_Given instruction:_ Take the lines from the top down to and including the one with "import pandas as pd" and repeat them exactly. Omit images.

--- Start Given records ---

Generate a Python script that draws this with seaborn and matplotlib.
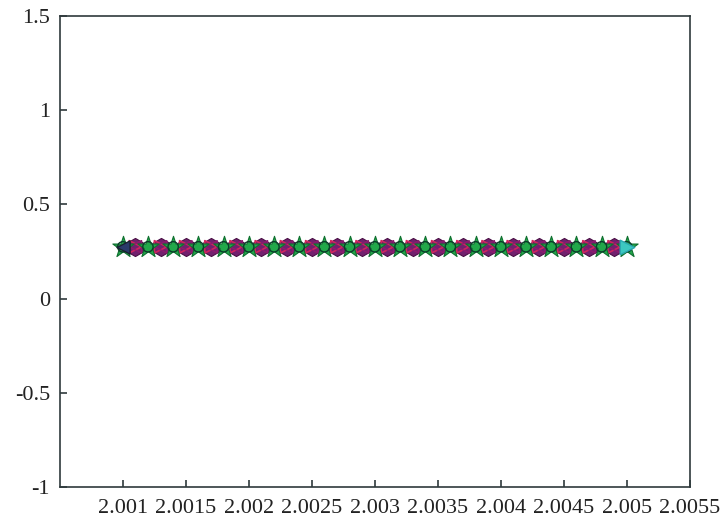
import matplotlib
matplotlib.use("Agg")
import matplotlib.pyplot as plt
import seaborn as sns
import pandas as pd

# marker positions (step 0.0001 from 2.001 to 2.005)
x_green = [2.0010, 2.0012, 2.0014, 2.0016, 2.0018, 2.0020, 2.0022, 2.0024, 2.0026, 2.0028,
           2.0030, 2.0032, 2.0034, 2.0036, 2.0038, 2.0040, 2.0042, 2.0044, 2.0046, 2.0048,
           2.0050]
x_purple = [2.0011, 2.0013, 2.0015, 2.0017, 2.0019, 2.0021, 2.0023, 2.0025, 2.0027, 2.0029,
            2.0031, 2.0033, 2.0035, 2.0037, 2.0039, 2.0041, 2.0043, 2.0045, 2.0047, 2.0049]
x_start = [2.0010]
x_end = [2.0050]
y_level = 0.275

sns.set_style("white")
plt.rcParams["font.family"] = ["Liberation Serif", "DejaVu Serif"]

fig = plt.figure(figsize=(7.2, 5.24), dpi=100)
ax = fig.add_axes([0.083, 0.071, 0.875, 0.898])

purple = pd.DataFrame({"x": x_purple, "y": [y_level] * len(x_purple)})
green = pd.DataFrame({"x": x_green, "y": [y_level] * len(x_green)})
start = pd.DataFrame({"x": x_start, "y": [y_level] * len(x_start)})
end = pd.DataFrame({"x": x_end, "y": [y_level] * len(x_end)})

# purple / red clusters
sns.scatterplot(data=purple, x="x", y="y", ax=ax, marker="h", s=170,
                color="#72206e", edgecolor="#4a1046", linewidth=0.8, legend=False)
sns.scatterplot(data=purple, x="x", y="y", ax=ax, marker=">", s=80,
                color="none", edgecolor="#d0245e", linewidth=1.2, legend=False)
sns.scatterplot(data=purple, x="x", y="y", ax=ax, marker="<", s=80,
                color="none", edgecolor="#8e1a6e", linewidth=1.0, legend=False)
# green clusters
sns.scatterplot(data=green, x="x", y="y", ax=ax, marker="*", s=260,
                color="#22a84a", edgecolor="#107030", linewidth=0.8, legend=False)
sns.scatterplot(data=green, x="x", y="y", ax=ax, marker="o", s=55,
                color="none", edgecolor="#0b3d2a", linewidth=1.0, legend=False)
# ends
sns.scatterplot(data=start, x="x", y="y", ax=ax, marker="<", s=90,
                color="#2a3a6a", edgecolor="#1a2030", linewidth=1.0, legend=False)
sns.scatterplot(data=end, x="x", y="y", ax=ax, marker=">", s=110,
                color="#3cc8c0", edgecolor="#2aa8b0", linewidth=1.0, legend=False)

ax.set_xlim(2.0005, 2.0055)
ax.set_ylim(-1, 1.5)
ax.set_xticks([2.001, 2.0015, 2.002, 2.0025, 2.003, 2.0035, 2.004, 2.0045, 2.005, 2.0055])
ax.set_xticklabels(["2.001", "2.0015", "2.002", "2.0025", "2.003", "2.0035",
                    "2.004", "2.0045", "2.005", "2.0055"])
ax.set_yticks([-1, -0.5, 0, 0.5, 1, 1.5])
ax.set_yticklabels(["-1", "-0.5", "0", "0.5", "1", "1.5"])
ax.set_xlabel("")
ax.set_ylabel("")

edge = "#2f3a3c"
for sp in ax.spines.values():
    sp.set_visible(True)
    sp.set_color(edge)
    sp.set_linewidth(1.2)
ax.tick_params(axis="both", direction="in", length=5, width=1.2, color=edge,
               bottom=True, left=True, labelsize=16, labelcolor="#222222", pad=7)
ax.tick_params(axis="x", pad=9)

fig.savefig("out.png", dpi=100)
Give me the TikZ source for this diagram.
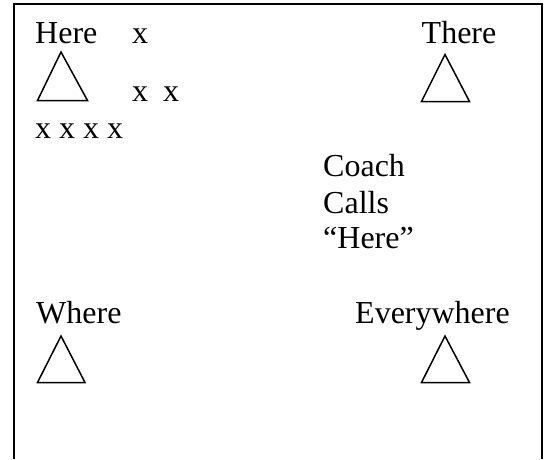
\documentclass[tikz,border=0pt]{standalone}
\usepackage{fontspec}
\setmainfont{Liberation Serif}
\begin{document}
\begin{tikzpicture}[x=1pt,y=-1pt,
  lbl/.style={anchor=base west,inner sep=0pt,font=\fontsize{32}{36}\selectfont},
  cone/.style={line width=1.5pt,line join=miter},
  frame/.style={line width=1.8pt}]
\useasboundingbox (0,0) rectangle (550,459);
% open-bottomed field boundary
\draw[frame] (14,459) -- (14,4) -- (542,4) -- (542,459);

% corner labels
\node[lbl] (here) at (35,43.5) {Here};
\node[lbl] (there) at (421.5,43.5) {There};
\node[lbl] (where) at (36,323.5) {Where};
\node[lbl] (every) at (355,323.5) {Everywhere};

% cones
\draw[cone] (61,52) -- (87.5,100.5) -- (37.5,100.5) -- cycle;
\draw[cone] (445,54.5) -- (469.5,101.5) -- (421.5,101.5) -- cycle;
\draw[cone] (61,336) -- (85,382.5) -- (37.5,382.5) -- cycle;
\draw[cone] (445,336) -- (469.5,382.5) -- (421.5,382.5) -- cycle;

% players
\node[lbl] (p1) at (132,43.5) {x};
\node[lbl] (p2) at (132,101.5) {x};
\node[lbl] (p3) at (163,101.5) {x};
\node[lbl] (row) at (35,138) {x x x x};

% coach call
\node[lbl] (c1) at (323,176.5) {Coach};
\node[lbl] (c2) at (323,213) {Calls};
\node[lbl] (c3) at (323,248.5) {“Here”};
\end{tikzpicture}
\end{document}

--- End Given records ---

_Solution to the exercise:_
Generate a Python script that draws this with seaborn and matplotlib.
import matplotlib
matplotlib.use("Agg")
import matplotlib.pyplot as plt
import seaborn as sns
import pandas as pd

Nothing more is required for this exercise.